The impact of these films is everywhere. You don't get The Simpsons, South Park, or Saturday Night Live without the Pythons. They proved that you could be incredibly smart and incredibly stupid at the same time.
Actionable Steps for Fans
If you want to dive deeper into the world of Monty Python the movie, here is how to actually do it without just re-watching the same clips on YouTube:
- Check out the 50th Anniversary Screenings: Throughout 2025 and 2026, many independent theaters and chains (like Fathom Events) are running 4K restorations of Holy Grail. Seeing the "Black Knight" scene with a crowd is a totally different experience than watching it on your phone.
- Read "The Pythons Autobiography by The Pythons": It’s a massive oral history.

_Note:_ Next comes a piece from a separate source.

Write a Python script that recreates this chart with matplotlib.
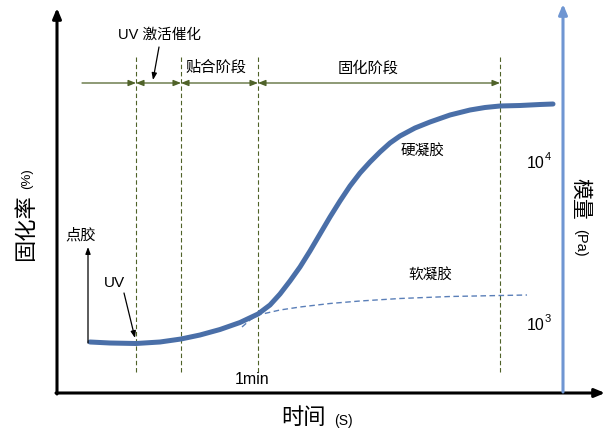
import matplotlib
matplotlib.use("Agg")
import matplotlib.pyplot as plt

# ---- data (schematic, in picture coordinates: x to the right, y downward) ----
hard_gel_x = [90, 110, 136, 160, 181, 200, 220, 240, 258, 270, 280, 290, 300, 310, 320,
              330, 340, 350, 360, 370, 380, 390, 400, 415, 430, 450, 470, 485, 500, 520,
              540, 553]
hard_gel_y = [342, 343, 343.5, 342, 339, 335, 329.5, 322.5, 314, 305, 294, 281, 267, 251,
              234, 217, 201, 186, 173, 162, 152, 143, 136, 128, 122, 115, 110, 107.5, 106,
              105.5, 104.5, 104]
soft_gel_x = [242, 250, 258, 280, 300, 330, 360, 400, 450, 500, 527]
soft_gel_y = [327, 320, 315, 310, 307, 303.5, 301, 298.5, 296.5, 295.5, 295]
stage_x = [136, 181, 258, 500]          # stage boundaries (dashed lines)
stage_labels = ["贴合阶段", "固化阶段"]
curve_labels = ["硬凝胶", "软凝胶"]
modulus_ticks = ["10", "10"]
modulus_exp = ["4", "3"]

OLIVE = "#4f6228"
CURVE = "#4a6fa8"
SOFT = "#5a7fb8"
RAXIS = "#6f96d2"
FONT = ["Liberation Sans", "Noto Sans CJK SC"]

fig = plt.figure(figsize=(6.05, 4.4), dpi=100)
ax = fig.add_axes([0, 0, 1, 1])
ax.set_xlim(0, 605)
ax.set_ylim(440, 0)
ax.axis("off")

# axes arrows
ax.annotate("", xy=(57, 8), xytext=(57, 394),
            arrowprops=dict(arrowstyle="-|>,head_width=0.25,head_length=0.6",
                            color="black", lw=2.2, shrinkA=0, shrinkB=0))
ax.annotate("", xy=(605, 393), xytext=(56, 393),
            arrowprops=dict(arrowstyle="-|>,head_width=0.25,head_length=0.6",
                            color="black", lw=2.2, shrinkA=0, shrinkB=0))
ax.annotate("", xy=(563, 4), xytext=(563, 392),
            arrowprops=dict(arrowstyle="-|>,head_width=0.25,head_length=0.6",
                            color=RAXIS, lw=2.2, shrinkA=0, shrinkB=0))

# dashed stage lines
for x in stage_x:
    ax.plot([x, x], [57, 373], color=OLIVE, lw=0.8, ls=(0, (4, 2.5)))

# horizontal stage arrows
hy = 83
ax.annotate("", xy=(stage_x[0], hy), xytext=(82, hy),
            arrowprops=dict(arrowstyle="-|>,head_width=0.18,head_length=0.45",
                            color=OLIVE, lw=0.9, shrinkA=0, shrinkB=0))
for a, b in zip(stage_x[:-1], stage_x[1:]):
    ax.annotate("", xy=(b, hy), xytext=(a, hy),
                arrowprops=dict(arrowstyle="<|-|>,head_width=0.18,head_length=0.45",
                                color=OLIVE, lw=0.9, shrinkA=0, shrinkB=0))

# curves
ax.plot(soft_gel_x, soft_gel_y, color=SOFT, lw=1.0, ls=(0, (4, 2.5)))
ax.plot(hard_gel_x, hard_gel_y, color=CURVE, lw=3.6, solid_capstyle="round",
        solid_joinstyle="round")

# annotations
ax.text(160, 35, "UV 激活催化", family=FONT, fontsize=10.5, ha="center", va="center")
ax.annotate("", xy=(153, 80), xytext=(159, 47),
            arrowprops=dict(arrowstyle="-|>,head_width=0.15,head_length=0.4",
                            color="black", lw=0.9, shrinkA=0, shrinkB=0))
ax.text(216, 68, stage_labels[0], family=FONT, fontsize=11, ha="center", va="center")
ax.text(368, 68, stage_labels[1], family=FONT, fontsize=11, ha="center", va="center")
ax.text(422, 152, curve_labels[0], family=FONT, fontsize=10.5, ha="center", va="center")
ax.text(430, 276, curve_labels[1], family=FONT, fontsize=10.5, ha="center", va="center")

ax.text(81, 235, "点胶", family=FONT, fontsize=11, ha="center", va="center")
ax.annotate("", xy=(88, 247), xytext=(88, 343),
            arrowprops=dict(arrowstyle="-|>,head_width=0.15,head_length=0.4",
                            color="black", lw=0.9, shrinkA=0, shrinkB=0))
ax.text(114, 283, "UV", family=FONT, fontsize=11, ha="center", va="center")
ax.annotate("", xy=(135, 338), xytext=(124, 293),
            arrowprops=dict(arrowstyle="-|>,head_width=0.15,head_length=0.4",
                            color="black", lw=0.9, shrinkA=0, shrinkB=0))
ax.text(252, 379, "1min", family=FONT, fontsize=11.5, ha="center", va="center")

# modulus ticks
for (ty, base, ex) in zip([163, 325], modulus_ticks, modulus_exp):
    ax.text(544, ty, base, family=FONT, fontsize=11.5, ha="right", va="center")
    ax.text(544.5, ty - 6, ex, family=FONT, fontsize=8, ha="left", va="center")

# axis titles
ax.text(303, 419, "时间", family=FONT, fontsize=16, ha="center", va="center")
ax.text(343, 421, "(S)", family=FONT, fontsize=10, ha="center", va="center")
ax.text(27, 228, "固化率", family=FONT, fontsize=16, ha="center", va="center", rotation=90)
ax.text(27, 179, "(%)", family=FONT, fontsize=9.5, ha="center", va="center", rotation=90)
ax.text(580, 199, "模量", family=FONT, fontsize=15, ha="center", va="center", rotation=-90)
ax.text(580, 243, "(Pa)", family=FONT, fontsize=10.5, ha="center", va="center", rotation=-90)

fig.savefig("out.png", dpi=100)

It clears up a lot of the myths about who hated whom and why they eventually stopped making movies together.
- Listen to the Soundtracks: Eric Idle is a brilliant songwriter. "Always Look on the Bright Side of Life" and "Every Sperm is Sacred" aren't just funny; they’re actually really well-composed songs.
- Visit Doune Castle: It’s in Stirling, Scotland. They actually give you an audio guide narrated by Terry Jones. They even have coconut shells at the gift shop so you can "gallop" around the courtyard.
The reality is that Monty Python’s work hasn't aged as much as you'd think. Sure, some of the 70s pacing is a little slow, and some jokes are very "of their time," but the core of what they did—poking fun at people who take themselves too seriously—is timeless. Whether it's a knight who refuses to admit his arms have been chopped off or a crowd of people shouting in unison, "We are all individuals," the message stays the same.
Stop being so serious. Life is absurd. You might as well laugh at it.